We now have lots of measures of diversity in the academy, by which I mean heterogeneity in race, gender, geography, political attitudes, etc. At this weekend's Stanford Conference on Academic Freedom, much discussion focused on the chasm between the political composition of the academy and the general population. A debate ensued as to whether/how this is related to academic freedom and whether/how public policy should advance affirmative action for "deplorables" (we deplorables use that term affectionately).
Such regulation is likely dangerous and imprudent, in part because the incidence of such diversity is poorly understood. Small, and not necessarily frequent, voluntary actions can make a big difference.
I first noticed this as a college student circa 1990 when political correctness was surging. Moreover, the large majority of my college classmates were quite unserious about academics, putting more time and effort into various extracurriculars and activism (South Africa was one of the big topics). But adapting to the latter was pretty easy. I fulfilled distribution requirements by taking courses like physics and computer science with the respective majors rather than the general ed versions that were watered down by popular demand. I took many economics courses in the graduate schools and over at MIT.
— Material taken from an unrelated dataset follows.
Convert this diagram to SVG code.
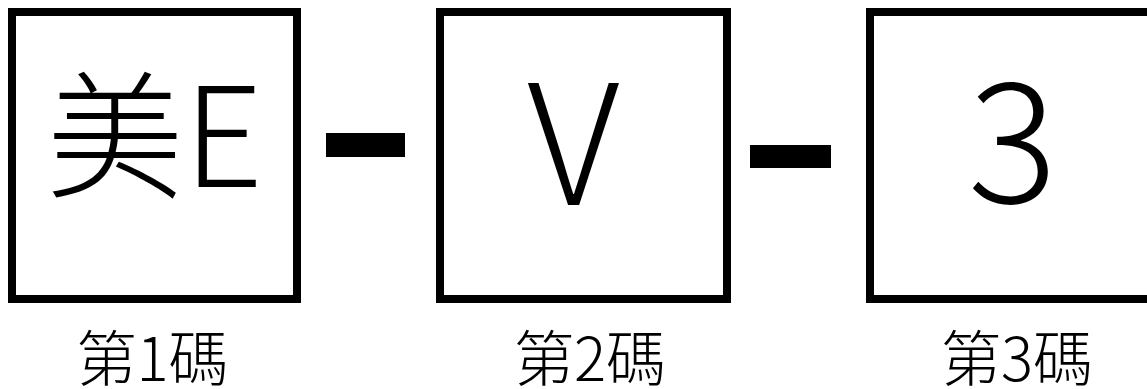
<svg xmlns="http://www.w3.org/2000/svg" width="1147" height="389" viewBox="0 0 1147 389">
<style>
.box{fill:#fff;stroke:#000;stroke-width:8}
.big{font-family:"Noto Sans CJK TC","Noto Sans",sans-serif;font-weight:300;font-size:138px;fill:#000;text-anchor:middle}
.big2{font-family:"Noto Sans CJK TC","Noto Sans",sans-serif;font-weight:300;font-size:168px;fill:#000;text-anchor:middle}
.lbl{font-family:"Noto Sans CJK TC","Noto Sans",sans-serif;font-weight:300;font-size:60px;fill:#000;text-anchor:middle}
</style>
<rect width="1147" height="389" fill="#fff"/>
<g id="connectors">
<rect x="326" y="133" width="79" height="24" fill="#000"/>
<rect x="750" y="145" width="81" height="23" fill="#000"/>
</g>
<g id="node1">
<rect class="box" x="12" y="12" width="285" height="287"/>
<text class="big" x="154.5" y="187">美E</text>
<text class="lbl" x="152.5" y="381">第1碼</text>
</g>
<g id="node2">
<rect class="box" x="440" y="12" width="287" height="287"/>
<text class="big2" x="573.5" y="205">V</text>
<text class="lbl" x="590" y="381">第2碼</text>
</g>
<g id="node3">
<rect class="box" x="870" y="12" width="287" height="287"/>
<text class="big2" x="1012.5" y="203">3</text>
<text class="lbl" x="1017" y="381">第3碼</text>
</g>
</svg>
While extremely serious about their studies, the graduate students were politically correct too. More salient to me was a fair bit of group think around both policy and technical issues. It seemed to me that they too uncritically accepted the Keynesian visions of much of the faculty. Dynamic programming was nonexistent until Benabou (MIT) and Leahy (Harvard) came to town during my senior year, and still was quite a niche topic. With some effort I found Stokey-Lucas-Prescott at Harvard Press, but I searched what seemed like every bookstore in the greater Boston area for Sargent's Dynamic Macro Theory (also a Harvard Press book) until finally acquiring a copy during a Christmas-break-blizzard trip to the Seminary Coop in Chicago.
During a typical day on campus I would attend class, say, asking Professor Larry Summers something like "the trade deficit is a real variable -- why should nominal variables like currencies be our primary explanation of why they change over time?" [He and Feldstein were teaching that the U.S. trade deficit had to decline, which required a significant depreciation of the US $ especially vs the yen]. Summers especially would often provide a mocking answer, typically provoking a hearty laugh among my classmates.
Here Robert Barro made a big difference without necessarily much effort [he invested in us students in many other ways too, but that is another topic]. The small number of students (of various ages) with interests closer to mine ended up working with Barro, and that's how we students met each other. Barro had an extra desk on the second floor of NBER that I shared with Xavier Sala-i-Martin, Randy Kroszner, and (at various times) Michael Kremer, Serge Marquie, Jaume Ventura, and Holger Wolf. After classes I would go to the NBER and recount my classroom exchanges with Xavier, Randy, etc. With them as a friendly sounding board, I suffered no harm from Summers' nonanswers [see also the sequel in WSJ and WaPo]. Quite the opposite. Their support helped me learn to stand on my own, and helped me find the few dynamic programmers in town (Barro would take several of us to Hoover one summer where I also met Sargent, McGratten, Judd, and others with overlapping interests). I was learning that even the "smartest" people at the best universities had vulnerabilities in their arguments, which were betrayed by a refusal to engage.
The lesson here is that faculty can help a lot just by helping students find each other, especially on intellectual dimensions like those mentioned above. As long as the intellectual minority is not so small as one, they can get a better education than the majority do. Sheer numbers automatically exposed me to the group think, while just a few minority friends can be enough to facilitate engaging alternatives. The raw distribution on campus need not be anywhere near the population distribution for at least the minority to benefit from intellectual diversity.
Several of the participants at this weekend's conference reported similar experiences. Being alone is tough, but a few sympathetic colleagues go a long way. Indeed, having the conference helped with that too. The sorting aspect reminds me of Milton Friedman's description of the formation of the Mont Pelerin Society in 1947, which seemed quaint and anachronistic in 1998 but suddenly now needed as much as ever.
To be clear, my classmates did not gang up on me for being skeptical of the prevailing views. Politically incorrect views did occasionally spawn cancellation campaigns, although not as frequently as today. Certainly numbers play a role in mob rule, although even today the mob itself is already a minority, albeit outspoken.